Completed

Greater Sydney SA2 Resource Scoring

Group Project · University of Sydney 2025 S1
PostgreSQL
PostGIS
pandas/geopandas
ABS / GTFS / NSW POI API
Z-score
Sigmoid
Rank-based
Lasso
OLS
Choropleth

Spatial Analytics · PostgreSQL/PostGIS · Composite Scoring

Project Overview

We evaluate how “well-resourced” each SA2 in selected SA4 zones of Greater Sydney is by building a spatial database and a composite scoring system.

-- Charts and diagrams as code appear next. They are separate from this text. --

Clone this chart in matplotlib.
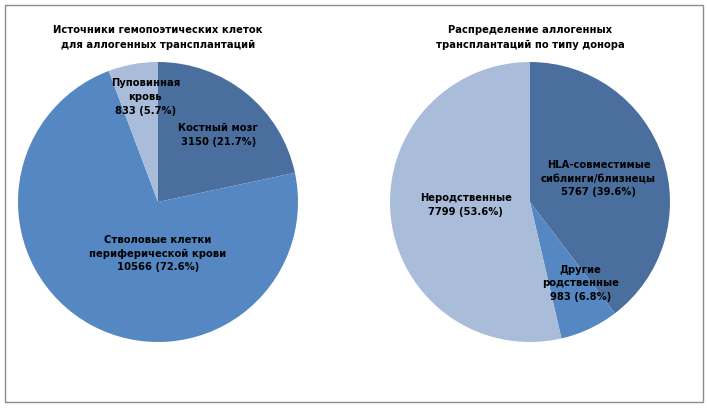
import matplotlib.pyplot as plt
from matplotlib.patches import Rectangle

# источники клеток
src_labels = ['Костный мозг', 'Стволовые клетки\nпериферической крови', 'Пуповинная\nкровь']
src_values = [3150, 10566, 833]
src_pct = ['21.7%', '72.6%', '5.7%']

# тип донора
don_labels = ['HLA-совместимые\nсиблинги/близнецы', 'Другие\nродственные', 'Неродственные']
don_values = [5767, 983, 7799]
don_pct = ['39.6%', '6.8%', '53.6%']

colors = ['#4a6f9f', '#5587c3', '#a9bcd9']

W, H = 707, 408
fig = plt.figure(figsize=(W / 100, H / 100), dpi=100)

# рамка
fig.add_artist(Rectangle((5 / W, 6 / H), 698 / W, 397 / H, transform=fig.transFigure,
                         fill=False, edgecolor='#8c8c8c', linewidth=1))


def draw_pie(x0, labels, values, pct, title, label_pos):
    ax = fig.add_axes([x0 / W, (H - 342) / H, 280 / W, 280 / H])
    ax.pie(values, colors=colors, startangle=90, counterclock=False,
           wedgeprops=dict(linewidth=0))
    ax.set_xlim(-1, 1)
    ax.set_ylim(-1, 1)
    ax.set_aspect('equal')
    for lab, v, p, (lx, ly) in zip(labels, values, pct, label_pos):
        ax.text(lx, ly, f'{lab}\n{v} ({p})', ha='center', va='center',
                fontsize=7.2, fontweight='bold', color='black', linespacing=1.45)
    fig.text((x0 + 140) / W, (H - 37.5) / H, title, ha='center', va='center',
             fontsize=7.2, fontweight='bold', linespacing=1.55)


draw_pie(18, src_labels, src_values, src_pct,
         'Источники гемопоэтических клеток\nдля аллогенных трансплантаций',
         [(0.43, 0.48), (0.0, -0.37), (-0.09, 0.75)])
draw_pie(390, don_labels, don_values, don_pct,
         'Распределение аллогенных\nтрансплантаций по типу донора',
         [(0.49, 0.17), (0.36, -0.58), (-0.46, -0.02)])

fig.savefig('out.png', dpi=100)
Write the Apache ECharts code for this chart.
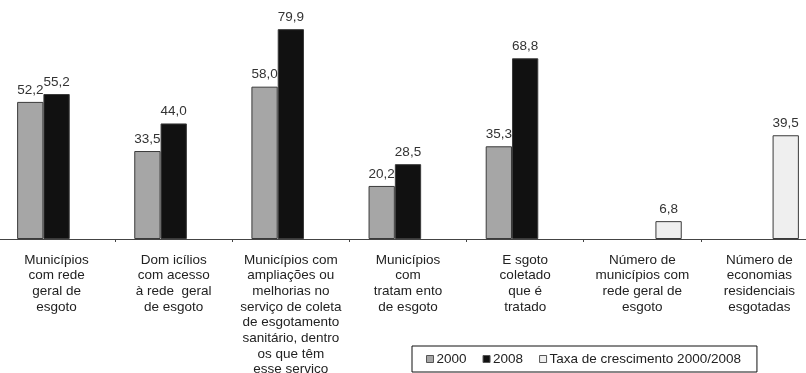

We integrated six datasets (ABS SA2/Population/Income, Retail Business counts, Transport for NSW GTFS stops, NSW DoE school catchments, NSW POI API), standardized geometries to GDA2020 (EPSG:7844), and performed all joins in PostGIS. Each indicator was normalized (z-scores) and aggregated; the sum was passed through a sigmoid to obtain a final score in [0,1]. Key findings: • Sydney – Inner West: consistently high scores across SA2s (dense infrastructure & transport). • Sydney – Blacktown: largest internal disparity (south high; north low), indicating spatial inequality. • Sydney – Eastern Suburbs: mixed performance. • Pearson correlation between score and median income is weak & slightly negative (≈ −0.08), suggesting resource access is not simply a function of income in this subset. We also add robustness checks via rank-based scoring and validate predictors with Lasso + OLS.

What I Did

  • Built a reproducible spatial database (PostgreSQL + PostGIS), unified all layers in GDA2020 (EPSG:7844), and created SA4 filters/views with GiST indexes.
  • ETL with pandas/geopandas: cleaned, typed, and de-duplicated; mapped GTFS stops to SA2; intersected school catchments; fetched NSW POIs via API.
  • Engineered four indicators per SA2: retail business density, public transport stops, school catchment coverage, and essential POIs.
  • Standardized indicators with z-scores and aggregated; applied a sigmoid to bound the final score to [0,1]; excluded tiny-pop SA2s for stability.
  • Produced choropleths and ranked bar charts to surface spatial inequality; compared dispersion within SA4 groups.
  • Checked relationship with income (weak/slightly negative); used Lasso + OLS for selection & interpretation; retained predictors after CV.
  • Ran a rank-based composite as a robustness check to mitigate outlier inflation and improve policy communication.

Reflection

Two choices made the work robust and explainable: (1) keeping geospatial logic inside PostGIS (indexes, ST_Intersects/Contains, and consistent SRIDs) and (2) separating indicator engineering from scoring so we could swap normalization (z-score vs. rank) without breaking the pipeline. The z-score + sigmoid path surfaced contrast clearly but can inflate extremes; the rank-based variant, while simpler, improved stability and policy communication. Model validation reminded us that a single composite index rarely “explains” socioeconomic outcomes—Lasso/OLS helped quantify limits and justify future variables (e.g., housing cost, land use). If iterating, I’d expand indicators, add time dynamics for “access volatility,” and publish a policy brief pairing low-scoring SA2s with actionable levers.